That happened the first time “Christa,” Ms. Sandys’s sculpture of a crucified woman, was shown at the cathedral in Manhattan during Holy Week in 1984.
A controversy erupted, complete with hate mail attacking it as blasphemous. Overruling the dean of the cathedral at the time, the suffragan bishop of the Episcopal Diocese of New York called the statue “theologically and historically indefensible” and ordered Ms. Sandys to take it away.
This time, it is being installed on the altar in the Chapel of St. Saviour as the centerpiece of “The Christa Project: Manifesting Divine Bodies,” an exhibition of more than 50 contemporary works that interpret — or reinterpret — the symbolism associated with the image of Jesus.
Times have changed, Ms. Sandys said on Monday as the statue arrived at the cathedral, swaddled in the kind of dark gray blankets that movers wrap around furniture.
“It was startling then,” said Ms. Sandys, who is a granddaughter of Winston Churchill and whose name is pronounced “sands.” “Now?

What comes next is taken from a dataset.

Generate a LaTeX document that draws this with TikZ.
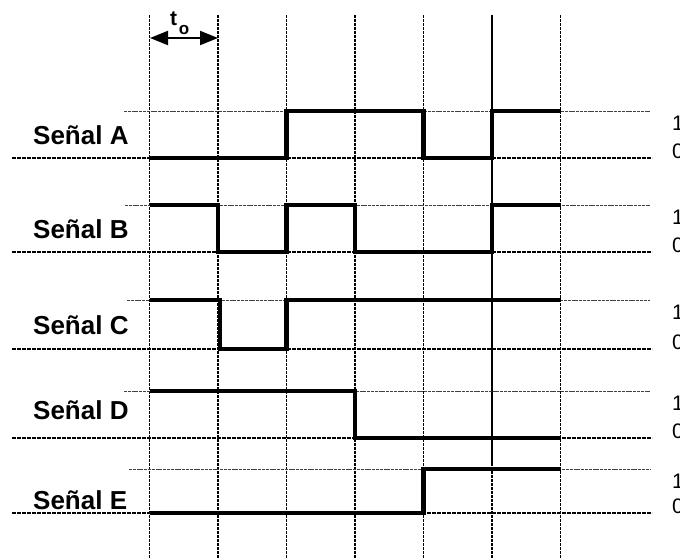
\documentclass[tikz,border=0pt]{standalone}
\usepackage{fontspec}
\setmainfont{Liberation Sans}
\usetikzlibrary{arrows.meta}
\begin{document}
\begin{tikzpicture}[x=1pt,y=-1pt,
  vline/.style={line width=1.8pt, dash pattern=on 3pt off 1pt},
  lowref/.style={line width=2pt, dash pattern=on 4pt off 1pt},
  highref/.style={line width=1pt, black!75, dash pattern=on 3pt off 0.8pt},
  sig/.style={line width=4.5pt, line join=miter},
  lab/.style={font=\fontsize{26}{30}\selectfont\bfseries, anchor=west, inner sep=0pt},
  dig/.style={font=\fontsize{21}{24}\selectfont, anchor=west, inner sep=0pt},
  tarrow/.style={{Triangle[length=18pt,width=14pt]}-{Triangle[length=18pt,width=14pt]}}]
\useasboundingbox (0,0) rectangle (680,558);
% vertical grid lines
\foreach \i in {0,...,6} {
  \coordinate (v\i) at ({149.5+68.5*\i},15);
  \draw[vline] ({149.5+68.5*\i},15) -- ({149.5+68.5*\i},558);
}
\draw[line width=1.8pt] (492,15) -- (492,465);
% reference lines: name/high/low/labely/highstart
\foreach \n/\h/\l/\ly/\hs in {A/111/158/135/124, B/205/252/229/125, C/300/349/325/127, D/391/438/410/124, E/469/513/500/129} {
  \draw[highref] (\hs,\h) -- (650,\h);
  \draw[lowref] (12,\l) -- (652,\l);
  \node[lab] (lab\n) at (33,\ly) {Señal \n};
  \node[dig] (one\n) at (672,\h+12) {1};
  \node[dig] (zero\n) at (672,\l-7) {0};
}
% signals
\draw[sig] (149.5,158) -- (286.5,158) -- (286.5,111) -- (423.5,111) -- (423.5,158) -- (492,158) -- (492,111) -- (560.5,111);
\draw[sig] (149.5,205) -- (218,205) -- (218,252) -- (286.5,252) -- (286.5,205) -- (355,205) -- (355,252) -- (492,252) -- (492,205) -- (560.5,205);
\draw[sig] (149.5,300) -- (220,300) -- (220,349) -- (286.5,349) -- (286.5,300) -- (560.5,300);
\draw[sig] (149.5,391) -- (355,391) -- (355,438) -- (560.5,438);
\draw[sig] (149.5,513) -- (423.5,513) -- (423.5,469) -- (560.5,469);
% t_o arrow
\coordinate (ta) at (150,38);
\coordinate (tb) at (218,38);
\draw[tarrow, line width=2pt] (ta) -- (tb);
\node[font=\fontsize{21}{23}\selectfont\bfseries, inner sep=0pt] (tlab) at (173.5,19) {t};
\node[font=\fontsize{17}{19}\selectfont\bfseries, inner sep=0pt] (olab) at (184,30) {o};
\end{tikzpicture}
\end{document}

Well, we have women bishops now.”
The current dean of the cathedral, the Very Rev. James A. Kowalski, saw the return of the statue as “an opportunity to reframe the conversation and, frankly, do a better job than the first time.”
On her website, Edwina Sandys quotes Reverend James Parks Morton, who says: “Christa simply reminded viewers that women as well as men are called upon to share the suffering of Christ.”
But when the image was first displayed in 1984, others had a different reaction:
Bishop Walter Dennis accused the Cathedral Dean, the Very Rev. James Park Morton, of ”desecrating our symbols.” Bishop Dennis, who is in charge of the diocese while Bishop Paul Moore Jr. is on a leave of absence, said the display was ”theologically and historically indefensible.” ”I ask you to visit the cathedral,” he said in a statement. ”If it shocks you as much as it did me, then write to Bishop Moore and tell him so.” The statue was created by Edwina Sandys, a New York City sculptor who is a granddaughter of Winston Churchill. The work is on temporary display behind the main altar. The 4-foot, 250- pound figure is in a crucified posture without a cross. Dean Morton defended his decision, noting that worshipers had adapted Jesus to various cultural and racial settings. He acknowledged that some viewers had been ”scandalized” but that the reaction had been ”overwhelmingly positive.”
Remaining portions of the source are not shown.